— Start of Supplied material —
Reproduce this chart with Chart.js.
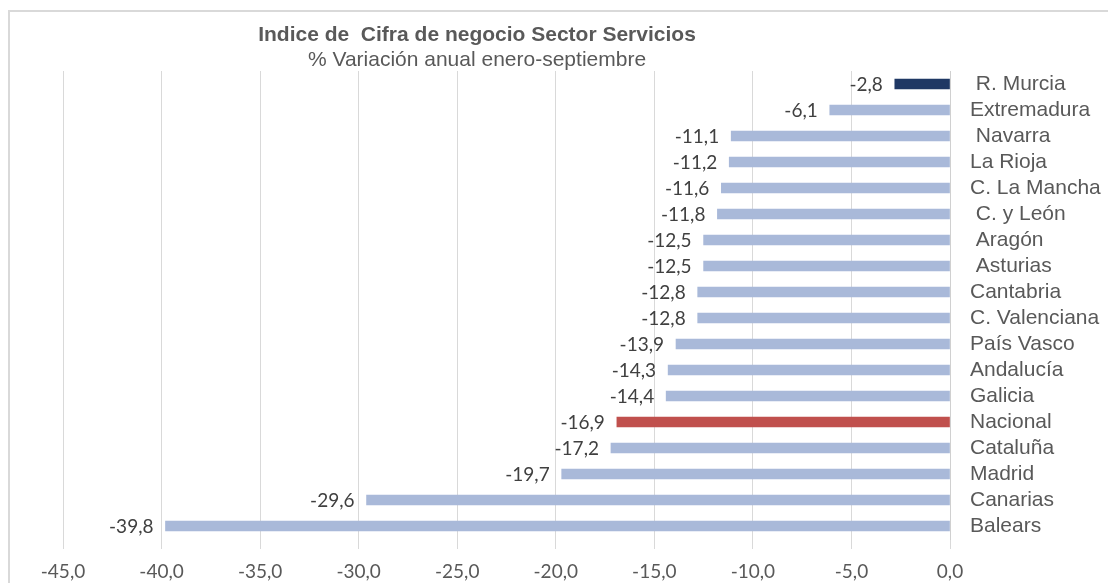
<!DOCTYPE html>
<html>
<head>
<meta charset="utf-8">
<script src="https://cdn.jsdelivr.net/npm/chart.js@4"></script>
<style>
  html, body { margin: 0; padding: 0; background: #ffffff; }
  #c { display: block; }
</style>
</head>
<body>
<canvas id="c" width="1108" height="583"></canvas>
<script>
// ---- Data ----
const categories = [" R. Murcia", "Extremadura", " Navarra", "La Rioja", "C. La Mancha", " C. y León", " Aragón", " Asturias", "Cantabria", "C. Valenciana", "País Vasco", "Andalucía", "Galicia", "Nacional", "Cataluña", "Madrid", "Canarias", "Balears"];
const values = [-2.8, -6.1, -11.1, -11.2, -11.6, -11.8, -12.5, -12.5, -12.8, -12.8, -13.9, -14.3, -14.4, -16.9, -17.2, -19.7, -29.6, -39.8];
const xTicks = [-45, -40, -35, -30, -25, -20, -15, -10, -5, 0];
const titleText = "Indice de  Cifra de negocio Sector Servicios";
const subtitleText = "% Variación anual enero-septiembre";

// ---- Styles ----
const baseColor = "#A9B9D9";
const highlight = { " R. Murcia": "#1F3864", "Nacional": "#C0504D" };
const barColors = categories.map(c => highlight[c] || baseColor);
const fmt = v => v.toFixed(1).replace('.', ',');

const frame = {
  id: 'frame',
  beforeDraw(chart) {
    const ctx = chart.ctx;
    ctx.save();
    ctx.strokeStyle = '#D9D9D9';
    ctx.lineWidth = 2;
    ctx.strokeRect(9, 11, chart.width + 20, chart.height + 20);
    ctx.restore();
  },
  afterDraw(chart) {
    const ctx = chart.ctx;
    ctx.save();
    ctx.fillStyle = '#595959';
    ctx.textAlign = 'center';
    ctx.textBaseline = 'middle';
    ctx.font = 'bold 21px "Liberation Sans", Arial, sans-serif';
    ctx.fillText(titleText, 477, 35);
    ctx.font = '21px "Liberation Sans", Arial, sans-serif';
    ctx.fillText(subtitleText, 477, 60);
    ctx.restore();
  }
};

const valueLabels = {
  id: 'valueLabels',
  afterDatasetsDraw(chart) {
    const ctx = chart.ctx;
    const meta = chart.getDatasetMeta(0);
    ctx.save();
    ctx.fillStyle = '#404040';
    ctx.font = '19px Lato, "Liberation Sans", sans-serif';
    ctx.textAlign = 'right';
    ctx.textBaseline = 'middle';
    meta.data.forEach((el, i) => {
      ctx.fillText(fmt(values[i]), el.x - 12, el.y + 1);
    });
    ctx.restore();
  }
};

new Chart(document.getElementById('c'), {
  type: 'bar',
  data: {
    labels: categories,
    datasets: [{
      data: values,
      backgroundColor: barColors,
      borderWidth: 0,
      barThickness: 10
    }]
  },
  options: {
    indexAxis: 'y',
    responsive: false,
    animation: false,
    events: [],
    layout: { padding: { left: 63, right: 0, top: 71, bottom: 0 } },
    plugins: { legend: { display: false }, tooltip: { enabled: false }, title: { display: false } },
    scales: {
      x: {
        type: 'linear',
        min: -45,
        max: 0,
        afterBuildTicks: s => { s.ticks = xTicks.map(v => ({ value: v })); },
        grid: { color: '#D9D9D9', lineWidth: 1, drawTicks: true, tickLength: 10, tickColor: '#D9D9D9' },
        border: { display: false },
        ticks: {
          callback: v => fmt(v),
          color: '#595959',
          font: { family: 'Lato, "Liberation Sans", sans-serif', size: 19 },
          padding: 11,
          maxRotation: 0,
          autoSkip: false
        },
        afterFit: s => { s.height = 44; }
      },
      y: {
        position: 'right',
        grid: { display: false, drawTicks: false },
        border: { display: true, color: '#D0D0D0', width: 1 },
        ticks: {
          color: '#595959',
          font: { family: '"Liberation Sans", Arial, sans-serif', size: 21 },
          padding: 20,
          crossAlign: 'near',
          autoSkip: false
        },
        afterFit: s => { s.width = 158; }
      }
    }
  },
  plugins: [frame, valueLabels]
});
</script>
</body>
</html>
— End of Supplied material —
### Problem statement:
Without the pictures, repeat the listing above exactly.

### Exercise response:
Reproduce this chart with Chart.js.
<!DOCTYPE html>
<html>
<head>
<meta charset="utf-8">
<script src="https://cdn.jsdelivr.net/npm/chart.js@4"></script>
<style>
  html, body { margin: 0; padding: 0; background: #ffffff; }
  #c { display: block; }
</style>
</head>
<body>
<canvas id="c" width="1108" height="583"></canvas>
<script>
// ---- Data ----
const categories = [" R. Murcia", "Extremadura", " Navarra", "La Rioja", "C. La Mancha", " C. y León", " Aragón", " Asturias", "Cantabria", "C. Valenciana", "País Vasco", "Andalucía", "Galicia", "Nacional", "Cataluña", "Madrid", "Canarias", "Balears"];
const values = [-2.8, -6.1, -11.1, -11.2, -11.6, -11.8, -12.5, -12.5, -12.8, -12.8, -13.9, -14.3, -14.4, -16.9, -17.2, -19.7, -29.6, -39.8];
const xTicks = [-45, -40, -35, -30, -25, -20, -15, -10, -5, 0];
const titleText = "Indice de  Cifra de negocio Sector Servicios";
const subtitleText = "% Variación anual enero-septiembre";

// ---- Styles ----
const baseColor = "#A9B9D9";
const highlight = { " R. Murcia": "#1F3864", "Nacional": "#C0504D" };
const barColors = categories.map(c => highlight[c] || baseColor);
const fmt = v => v.toFixed(1).replace('.', ',');

const frame = {
  id: 'frame',
  beforeDraw(chart) {
    const ctx = chart.ctx;
    ctx.save();
    ctx.strokeStyle = '#D9D9D9';
    ctx.lineWidth = 2;
    ctx.strokeRect(9, 11, chart.width + 20, chart.height + 20);
    ctx.restore();
  },
  afterDraw(chart) {
    const ctx = chart.ctx;
    ctx.save();
    ctx.fillStyle = '#595959';
    ctx.textAlign = 'center';
    ctx.textBaseline = 'middle';
    ctx.font = 'bold 21px "Liberation Sans", Arial, sans-serif';
    ctx.fillText(titleText, 477, 35);
    ctx.font = '21px "Liberation Sans", Arial, sans-serif';
    ctx.fillText(subtitleText, 477, 60);
    ctx.restore();
  }
};

const valueLabels = {
  id: 'valueLabels',
  afterDatasetsDraw(chart) {
    const ctx = chart.ctx;
    const meta = chart.getDatasetMeta(0);
    ctx.save();
    ctx.fillStyle = '#404040';
    ctx.font = '19px Lato, "Liberation Sans", sans-serif';
    ctx.textAlign = 'right';
    ctx.textBaseline = 'middle';
    meta.data.forEach((el, i) => {
      ctx.fillText(fmt(values[i]), el.x - 12, el.y + 1);
    });
    ctx.restore();
  }
};

new Chart(document.getElementById('c'), {
  type: 'bar',
  data: {
    labels: categories,
    datasets: [{
      data: values,
      backgroundColor: barColors,
      borderWidth: 0,
      barThickness: 10
    }]
  },
  options: {
    indexAxis: 'y',
    responsive: false,
    animation: false,
    events: [],
    layout: { padding: { left: 63, right: 0, top: 71, bottom: 0 } },
    plugins: { legend: { display: false }, tooltip: { enabled: false }, title: { display: false } },
    scales: {
      x: {
        type: 'linear',
        min: -45,
        max: 0,
        afterBuildTicks: s => { s.ticks = xTicks.map(v => ({ value: v })); },
        grid: { color: '#D9D9D9', lineWidth: 1, drawTicks: true, tickLength: 10, tickColor: '#D9D9D9' },
        border: { display: false },
        ticks: {
          callback: v => fmt(v),
          color: '#595959',
          font: { family: 'Lato, "Liberation Sans", sans-serif', size: 19 },
          padding: 11,
          maxRotation: 0,
          autoSkip: false
        },
        afterFit: s => { s.height = 44; }
      },
      y: {
        position: 'right',
        grid: { display: false, drawTicks: false },
        border: { display: true, color: '#D0D0D0', width: 1 },
        ticks: {
          color: '#595959',
          font: { family: '"Liberation Sans", Arial, sans-serif', size: 21 },
          padding: 20,
          crossAlign: 'near',
          autoSkip: false
        },
        afterFit: s => { s.width = 158; }
      }
    }
  },
  plugins: [frame, valueLabels]
});
</script>
</body>
</html>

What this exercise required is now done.